There were four Sanitation and Water solutions in the top 30: bio-sand filters for household water treatment (ranked 15th), rural water supply (16th), total sanitation campaign (20th) and large multipurpose dam in Africa(24th). [Not sure these would have been my choices!]
There was a Youth Forum meeting at the same time as the main panel of experts. The Youth Forum came up with a rather different ranking: rural water supply was ranked 3rd, total sanitation coverage 9th, bio-sand filters 22nd and large multipurpose dam in Africa 31st.
The CC08 book is Solutions for the World's Biggest Problems: Costs and Benefits, published by Cambridge University Press in November 2007 (i.e., before the CC08 meeting in May 2008 … ???). Chapter 23 is ‘Unsafe water and lack of sanitation’ and was written by Dr Guy Hutton, who also wrote the Problem Paper on water and sanitation for the CC08 ‘A day with Bill Gates’ which took place in March 2008 (see also my blog of 22 January).

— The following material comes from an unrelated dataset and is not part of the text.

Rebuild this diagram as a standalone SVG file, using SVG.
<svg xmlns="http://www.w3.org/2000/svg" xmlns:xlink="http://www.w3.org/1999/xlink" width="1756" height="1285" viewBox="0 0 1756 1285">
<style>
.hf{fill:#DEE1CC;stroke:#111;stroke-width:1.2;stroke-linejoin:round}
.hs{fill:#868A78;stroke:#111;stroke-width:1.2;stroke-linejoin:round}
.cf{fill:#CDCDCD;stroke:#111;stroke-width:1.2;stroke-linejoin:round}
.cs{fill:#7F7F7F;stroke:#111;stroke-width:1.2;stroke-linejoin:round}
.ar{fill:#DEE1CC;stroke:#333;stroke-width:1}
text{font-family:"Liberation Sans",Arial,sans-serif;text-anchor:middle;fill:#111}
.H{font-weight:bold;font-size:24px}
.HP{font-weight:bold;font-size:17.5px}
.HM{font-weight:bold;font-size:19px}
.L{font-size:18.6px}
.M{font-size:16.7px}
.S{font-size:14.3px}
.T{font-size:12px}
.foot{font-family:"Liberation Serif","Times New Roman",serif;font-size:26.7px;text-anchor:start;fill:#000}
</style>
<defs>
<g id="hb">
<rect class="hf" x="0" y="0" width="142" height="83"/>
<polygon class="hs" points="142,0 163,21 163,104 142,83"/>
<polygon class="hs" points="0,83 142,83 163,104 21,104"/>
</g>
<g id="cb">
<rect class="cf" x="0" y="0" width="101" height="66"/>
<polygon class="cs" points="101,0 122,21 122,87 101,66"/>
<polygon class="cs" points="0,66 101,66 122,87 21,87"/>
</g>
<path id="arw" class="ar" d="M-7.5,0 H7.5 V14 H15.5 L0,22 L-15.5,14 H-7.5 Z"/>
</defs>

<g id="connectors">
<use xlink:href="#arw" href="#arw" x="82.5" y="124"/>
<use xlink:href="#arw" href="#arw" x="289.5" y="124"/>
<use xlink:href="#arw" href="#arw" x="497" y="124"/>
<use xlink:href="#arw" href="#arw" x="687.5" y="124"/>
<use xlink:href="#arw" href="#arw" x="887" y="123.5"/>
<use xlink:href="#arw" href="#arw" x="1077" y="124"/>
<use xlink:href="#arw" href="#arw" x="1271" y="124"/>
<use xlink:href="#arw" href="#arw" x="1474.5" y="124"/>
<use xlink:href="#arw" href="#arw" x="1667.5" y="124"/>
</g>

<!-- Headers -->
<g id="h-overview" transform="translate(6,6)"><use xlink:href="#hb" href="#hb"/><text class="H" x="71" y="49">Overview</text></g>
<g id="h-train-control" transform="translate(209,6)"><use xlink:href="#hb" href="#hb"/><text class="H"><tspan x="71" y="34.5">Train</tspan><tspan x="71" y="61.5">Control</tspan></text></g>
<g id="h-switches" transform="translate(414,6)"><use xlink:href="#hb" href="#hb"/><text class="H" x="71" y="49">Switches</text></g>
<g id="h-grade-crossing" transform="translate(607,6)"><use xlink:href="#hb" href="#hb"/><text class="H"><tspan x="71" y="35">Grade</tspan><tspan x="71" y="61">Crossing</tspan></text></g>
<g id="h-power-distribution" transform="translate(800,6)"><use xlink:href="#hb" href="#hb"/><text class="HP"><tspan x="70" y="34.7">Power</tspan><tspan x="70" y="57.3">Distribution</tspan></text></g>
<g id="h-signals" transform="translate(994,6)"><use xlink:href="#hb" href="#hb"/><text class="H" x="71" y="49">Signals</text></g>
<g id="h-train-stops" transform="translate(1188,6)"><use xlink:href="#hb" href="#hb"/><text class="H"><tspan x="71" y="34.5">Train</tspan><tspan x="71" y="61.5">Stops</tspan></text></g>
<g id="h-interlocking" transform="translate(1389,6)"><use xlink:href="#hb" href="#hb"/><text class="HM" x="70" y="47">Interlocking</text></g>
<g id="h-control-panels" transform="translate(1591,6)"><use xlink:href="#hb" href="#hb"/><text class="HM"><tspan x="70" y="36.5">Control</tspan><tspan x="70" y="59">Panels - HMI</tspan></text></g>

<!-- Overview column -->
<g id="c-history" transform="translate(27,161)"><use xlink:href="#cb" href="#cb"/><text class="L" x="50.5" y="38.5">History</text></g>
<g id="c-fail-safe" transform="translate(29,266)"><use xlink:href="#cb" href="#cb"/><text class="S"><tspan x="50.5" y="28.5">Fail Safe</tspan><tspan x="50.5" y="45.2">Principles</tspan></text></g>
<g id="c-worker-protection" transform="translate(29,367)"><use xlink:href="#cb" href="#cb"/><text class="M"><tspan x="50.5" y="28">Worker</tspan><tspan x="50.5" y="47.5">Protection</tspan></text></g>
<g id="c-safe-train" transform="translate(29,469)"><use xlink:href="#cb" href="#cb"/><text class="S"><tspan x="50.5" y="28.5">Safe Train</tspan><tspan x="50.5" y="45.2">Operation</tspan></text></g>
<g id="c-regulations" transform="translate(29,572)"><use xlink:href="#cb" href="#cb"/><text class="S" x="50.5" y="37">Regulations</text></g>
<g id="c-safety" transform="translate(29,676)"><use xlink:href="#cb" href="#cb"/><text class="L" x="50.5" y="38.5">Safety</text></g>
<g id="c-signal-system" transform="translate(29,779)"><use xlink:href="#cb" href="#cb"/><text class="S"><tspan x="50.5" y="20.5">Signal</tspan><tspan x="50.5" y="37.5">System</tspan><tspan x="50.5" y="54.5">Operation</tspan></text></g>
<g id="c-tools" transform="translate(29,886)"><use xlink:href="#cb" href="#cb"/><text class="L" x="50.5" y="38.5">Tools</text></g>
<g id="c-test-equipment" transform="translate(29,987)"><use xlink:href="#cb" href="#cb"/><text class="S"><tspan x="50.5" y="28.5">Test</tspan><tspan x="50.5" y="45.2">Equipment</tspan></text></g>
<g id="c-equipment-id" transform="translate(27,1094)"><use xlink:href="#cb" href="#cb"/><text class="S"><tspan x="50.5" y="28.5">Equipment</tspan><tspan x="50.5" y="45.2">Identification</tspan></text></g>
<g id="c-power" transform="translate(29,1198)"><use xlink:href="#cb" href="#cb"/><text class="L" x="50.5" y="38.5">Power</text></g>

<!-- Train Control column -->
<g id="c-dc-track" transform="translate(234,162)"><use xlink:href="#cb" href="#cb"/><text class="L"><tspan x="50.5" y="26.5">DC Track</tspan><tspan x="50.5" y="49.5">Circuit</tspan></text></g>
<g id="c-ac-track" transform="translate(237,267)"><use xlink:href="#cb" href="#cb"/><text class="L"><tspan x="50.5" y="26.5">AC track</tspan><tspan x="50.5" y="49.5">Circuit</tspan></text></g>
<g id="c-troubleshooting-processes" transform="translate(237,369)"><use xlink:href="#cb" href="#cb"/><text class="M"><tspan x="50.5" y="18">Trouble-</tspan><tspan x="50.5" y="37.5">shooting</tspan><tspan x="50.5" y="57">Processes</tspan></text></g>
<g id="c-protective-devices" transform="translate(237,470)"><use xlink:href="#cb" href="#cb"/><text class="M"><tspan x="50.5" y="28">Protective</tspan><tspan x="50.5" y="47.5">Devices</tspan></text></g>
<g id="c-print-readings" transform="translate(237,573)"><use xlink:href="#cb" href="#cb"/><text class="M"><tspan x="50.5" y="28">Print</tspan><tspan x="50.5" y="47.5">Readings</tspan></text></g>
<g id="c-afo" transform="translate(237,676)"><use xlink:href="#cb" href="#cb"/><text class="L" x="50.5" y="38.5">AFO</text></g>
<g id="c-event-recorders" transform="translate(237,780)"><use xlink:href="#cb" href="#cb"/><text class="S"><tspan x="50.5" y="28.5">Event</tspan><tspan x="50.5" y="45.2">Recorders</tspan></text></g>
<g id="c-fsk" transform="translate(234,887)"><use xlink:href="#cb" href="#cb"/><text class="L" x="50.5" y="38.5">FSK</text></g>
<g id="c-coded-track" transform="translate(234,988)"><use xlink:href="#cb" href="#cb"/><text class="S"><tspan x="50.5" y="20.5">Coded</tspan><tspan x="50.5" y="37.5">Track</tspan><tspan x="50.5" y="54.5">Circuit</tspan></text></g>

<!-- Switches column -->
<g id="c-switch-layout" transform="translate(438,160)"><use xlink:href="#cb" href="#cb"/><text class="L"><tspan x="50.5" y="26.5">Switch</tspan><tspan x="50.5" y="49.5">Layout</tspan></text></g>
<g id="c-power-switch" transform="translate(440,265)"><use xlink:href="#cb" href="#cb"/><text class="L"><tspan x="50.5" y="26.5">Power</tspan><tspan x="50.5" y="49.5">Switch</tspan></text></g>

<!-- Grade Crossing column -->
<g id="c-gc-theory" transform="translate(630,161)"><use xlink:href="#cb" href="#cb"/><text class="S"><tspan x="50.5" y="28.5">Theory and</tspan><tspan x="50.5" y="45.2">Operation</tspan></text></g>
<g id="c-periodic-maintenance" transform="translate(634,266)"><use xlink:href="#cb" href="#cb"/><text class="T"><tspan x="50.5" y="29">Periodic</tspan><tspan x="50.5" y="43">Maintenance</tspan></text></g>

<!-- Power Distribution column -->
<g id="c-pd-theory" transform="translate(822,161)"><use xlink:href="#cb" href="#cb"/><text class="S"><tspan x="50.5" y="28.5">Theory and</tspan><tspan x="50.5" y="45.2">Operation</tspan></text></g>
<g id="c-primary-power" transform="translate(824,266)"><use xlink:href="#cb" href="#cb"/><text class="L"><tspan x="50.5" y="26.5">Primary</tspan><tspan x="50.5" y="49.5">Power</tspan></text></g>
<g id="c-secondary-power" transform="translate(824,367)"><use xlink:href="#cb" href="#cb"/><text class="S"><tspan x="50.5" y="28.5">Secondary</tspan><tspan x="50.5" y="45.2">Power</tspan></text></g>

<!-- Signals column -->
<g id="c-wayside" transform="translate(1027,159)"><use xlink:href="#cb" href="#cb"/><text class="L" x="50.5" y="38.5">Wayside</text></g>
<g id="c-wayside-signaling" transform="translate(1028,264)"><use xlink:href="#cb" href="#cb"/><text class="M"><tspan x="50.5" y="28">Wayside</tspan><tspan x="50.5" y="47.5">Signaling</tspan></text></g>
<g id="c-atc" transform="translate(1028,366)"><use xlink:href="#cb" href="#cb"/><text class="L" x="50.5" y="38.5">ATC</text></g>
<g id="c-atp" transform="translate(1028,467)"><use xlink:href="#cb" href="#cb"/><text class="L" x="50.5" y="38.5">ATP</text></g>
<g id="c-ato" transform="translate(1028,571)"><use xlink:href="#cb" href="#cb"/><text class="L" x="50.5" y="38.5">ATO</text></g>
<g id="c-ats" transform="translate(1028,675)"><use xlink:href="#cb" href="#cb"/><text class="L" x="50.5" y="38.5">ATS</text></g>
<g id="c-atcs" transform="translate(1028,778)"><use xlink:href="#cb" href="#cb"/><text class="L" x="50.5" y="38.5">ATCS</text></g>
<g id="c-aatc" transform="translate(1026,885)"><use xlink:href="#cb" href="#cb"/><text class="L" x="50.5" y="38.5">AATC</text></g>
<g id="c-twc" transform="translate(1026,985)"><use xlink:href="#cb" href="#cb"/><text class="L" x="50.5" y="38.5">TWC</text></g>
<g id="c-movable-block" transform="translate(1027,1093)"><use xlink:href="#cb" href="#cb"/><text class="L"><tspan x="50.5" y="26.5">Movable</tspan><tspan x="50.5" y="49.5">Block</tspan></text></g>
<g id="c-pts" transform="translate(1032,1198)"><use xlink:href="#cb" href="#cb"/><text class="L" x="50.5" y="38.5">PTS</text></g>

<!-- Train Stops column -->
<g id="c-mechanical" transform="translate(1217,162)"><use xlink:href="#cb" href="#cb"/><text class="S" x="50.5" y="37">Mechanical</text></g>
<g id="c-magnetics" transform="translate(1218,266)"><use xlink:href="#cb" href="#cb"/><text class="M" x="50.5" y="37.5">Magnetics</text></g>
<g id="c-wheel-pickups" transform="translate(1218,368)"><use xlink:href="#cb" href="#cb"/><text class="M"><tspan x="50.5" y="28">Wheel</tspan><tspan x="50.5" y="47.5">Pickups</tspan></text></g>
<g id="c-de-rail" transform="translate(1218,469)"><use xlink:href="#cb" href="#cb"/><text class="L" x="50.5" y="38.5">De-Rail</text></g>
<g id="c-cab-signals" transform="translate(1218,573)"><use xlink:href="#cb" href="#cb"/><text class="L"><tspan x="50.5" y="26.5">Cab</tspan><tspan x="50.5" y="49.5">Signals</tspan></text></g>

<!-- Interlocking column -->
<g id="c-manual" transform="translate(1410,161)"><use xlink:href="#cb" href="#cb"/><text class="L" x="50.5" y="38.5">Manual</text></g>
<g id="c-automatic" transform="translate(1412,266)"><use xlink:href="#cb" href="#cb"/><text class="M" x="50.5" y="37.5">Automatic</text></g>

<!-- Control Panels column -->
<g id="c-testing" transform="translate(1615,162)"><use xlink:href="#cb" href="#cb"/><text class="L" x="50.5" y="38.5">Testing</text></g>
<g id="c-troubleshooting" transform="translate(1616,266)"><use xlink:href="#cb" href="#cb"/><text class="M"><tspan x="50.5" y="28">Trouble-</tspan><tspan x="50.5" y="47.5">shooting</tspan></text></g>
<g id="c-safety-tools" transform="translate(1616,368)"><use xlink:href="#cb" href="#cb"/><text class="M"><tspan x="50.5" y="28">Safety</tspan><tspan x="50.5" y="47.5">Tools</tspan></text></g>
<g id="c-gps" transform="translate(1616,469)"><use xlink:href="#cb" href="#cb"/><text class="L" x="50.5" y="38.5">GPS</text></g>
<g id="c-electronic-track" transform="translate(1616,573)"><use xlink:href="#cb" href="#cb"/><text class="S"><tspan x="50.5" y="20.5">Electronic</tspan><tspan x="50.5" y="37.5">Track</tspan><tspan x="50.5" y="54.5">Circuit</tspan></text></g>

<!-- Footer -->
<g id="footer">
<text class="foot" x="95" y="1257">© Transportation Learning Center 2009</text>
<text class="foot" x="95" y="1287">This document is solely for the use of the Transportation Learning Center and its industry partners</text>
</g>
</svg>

Confused? You might well be! Especially if you look at the CC04 rankings: three sanitation and water projects were ranked ‘good’: small-scale water technology for livelihoods (ranked 6th overall), community-managed water supply and sanitation (7th) and research on water productivity in food production (8th). There’s also the CC06 rankings: community-managed water supply and sanitation shot up to 2nd place, small-scale water technology for livelihoods fell to 11th, and research on water productivity in food production fell to 15th; re-using wastewater for agriculture came in at 19th, and sustainable food and fish production in wetlands entered at 21st. The CC08 sanitation and water solutions don’t seem to bear any relation at all to those of CC04 and CC06. Of course, they don’t have to, but such huge inconsistencies can’t be much help to policy makers in developing countries.